--- Begin ---

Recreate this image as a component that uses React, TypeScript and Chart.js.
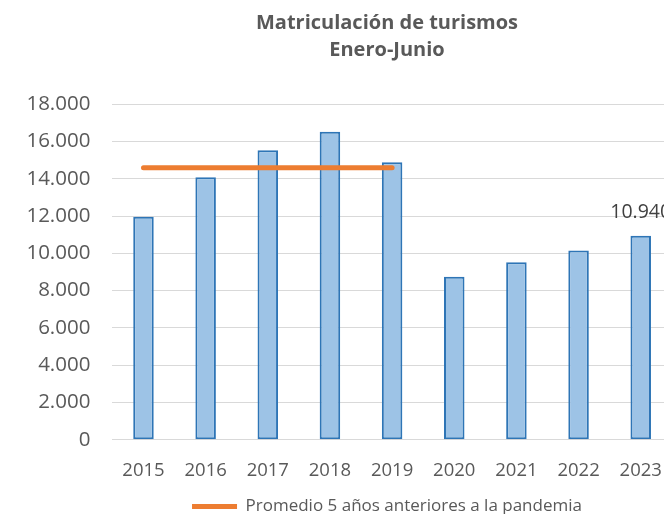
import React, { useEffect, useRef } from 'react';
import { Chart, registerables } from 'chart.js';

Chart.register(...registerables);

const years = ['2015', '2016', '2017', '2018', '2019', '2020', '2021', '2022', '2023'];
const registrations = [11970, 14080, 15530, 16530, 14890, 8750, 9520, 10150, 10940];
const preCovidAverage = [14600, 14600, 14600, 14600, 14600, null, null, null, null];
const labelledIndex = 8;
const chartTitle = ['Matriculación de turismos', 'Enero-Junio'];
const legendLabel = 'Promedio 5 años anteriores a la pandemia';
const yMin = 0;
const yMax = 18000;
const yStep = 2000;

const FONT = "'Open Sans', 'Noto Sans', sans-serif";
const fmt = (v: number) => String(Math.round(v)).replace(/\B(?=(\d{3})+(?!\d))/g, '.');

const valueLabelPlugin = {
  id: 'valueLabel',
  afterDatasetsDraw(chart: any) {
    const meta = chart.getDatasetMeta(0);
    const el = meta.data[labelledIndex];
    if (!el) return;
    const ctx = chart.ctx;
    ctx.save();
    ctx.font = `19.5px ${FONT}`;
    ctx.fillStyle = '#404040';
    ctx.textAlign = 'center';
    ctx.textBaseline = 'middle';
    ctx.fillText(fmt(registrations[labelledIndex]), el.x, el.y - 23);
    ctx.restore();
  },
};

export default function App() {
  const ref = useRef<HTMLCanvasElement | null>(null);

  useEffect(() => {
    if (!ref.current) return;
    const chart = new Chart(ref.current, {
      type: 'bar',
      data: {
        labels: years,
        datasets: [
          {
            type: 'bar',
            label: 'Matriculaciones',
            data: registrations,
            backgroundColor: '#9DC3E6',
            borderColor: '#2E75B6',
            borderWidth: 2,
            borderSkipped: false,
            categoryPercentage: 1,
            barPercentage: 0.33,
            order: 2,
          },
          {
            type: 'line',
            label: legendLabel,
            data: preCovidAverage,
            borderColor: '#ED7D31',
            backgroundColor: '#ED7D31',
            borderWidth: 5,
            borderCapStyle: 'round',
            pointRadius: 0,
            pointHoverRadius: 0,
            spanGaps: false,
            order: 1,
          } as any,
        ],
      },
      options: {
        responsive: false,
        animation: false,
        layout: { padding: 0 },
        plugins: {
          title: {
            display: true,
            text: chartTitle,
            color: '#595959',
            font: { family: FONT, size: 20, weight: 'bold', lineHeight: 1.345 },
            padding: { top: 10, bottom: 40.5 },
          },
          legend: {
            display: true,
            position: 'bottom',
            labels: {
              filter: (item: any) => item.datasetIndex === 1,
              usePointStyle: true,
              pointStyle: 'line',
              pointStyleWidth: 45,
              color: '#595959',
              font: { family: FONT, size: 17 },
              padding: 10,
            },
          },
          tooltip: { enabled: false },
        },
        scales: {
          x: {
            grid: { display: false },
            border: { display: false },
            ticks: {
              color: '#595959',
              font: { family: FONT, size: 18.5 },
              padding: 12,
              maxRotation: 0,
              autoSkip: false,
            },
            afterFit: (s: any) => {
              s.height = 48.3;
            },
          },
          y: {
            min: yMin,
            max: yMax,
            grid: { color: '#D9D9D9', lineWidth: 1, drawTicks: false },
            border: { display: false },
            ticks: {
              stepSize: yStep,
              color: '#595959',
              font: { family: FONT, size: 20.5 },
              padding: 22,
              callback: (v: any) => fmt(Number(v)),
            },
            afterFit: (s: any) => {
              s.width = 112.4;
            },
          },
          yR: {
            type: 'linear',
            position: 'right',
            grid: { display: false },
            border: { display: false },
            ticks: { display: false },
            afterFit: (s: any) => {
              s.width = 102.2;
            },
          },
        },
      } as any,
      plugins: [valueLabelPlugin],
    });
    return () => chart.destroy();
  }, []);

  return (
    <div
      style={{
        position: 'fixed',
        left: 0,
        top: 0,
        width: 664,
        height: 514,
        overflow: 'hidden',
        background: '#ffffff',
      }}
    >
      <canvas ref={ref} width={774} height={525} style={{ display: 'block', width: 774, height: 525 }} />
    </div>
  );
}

--- End ---

Extract, word for word, each line from the top of the data down to and including the line with "const yStep = 2000;"; skip the pictures.

*Correct answer*.
Recreate this image as a component that uses React, TypeScript and Chart.js.
import React, { useEffect, useRef } from 'react';
import { Chart, registerables } from 'chart.js';

Chart.register(...registerables);

const years = ['2015', '2016', '2017', '2018', '2019', '2020', '2021', '2022', '2023'];
const registrations = [11970, 14080, 15530, 16530, 14890, 8750, 9520, 10150, 10940];
const preCovidAverage = [14600, 14600, 14600, 14600, 14600, null, null, null, null];
const labelledIndex = 8;
const chartTitle = ['Matriculación de turismos', 'Enero-Junio'];
const legendLabel = 'Promedio 5 años anteriores a la pandemia';
const yMin = 0;
const yMax = 18000;
const yStep = 2000;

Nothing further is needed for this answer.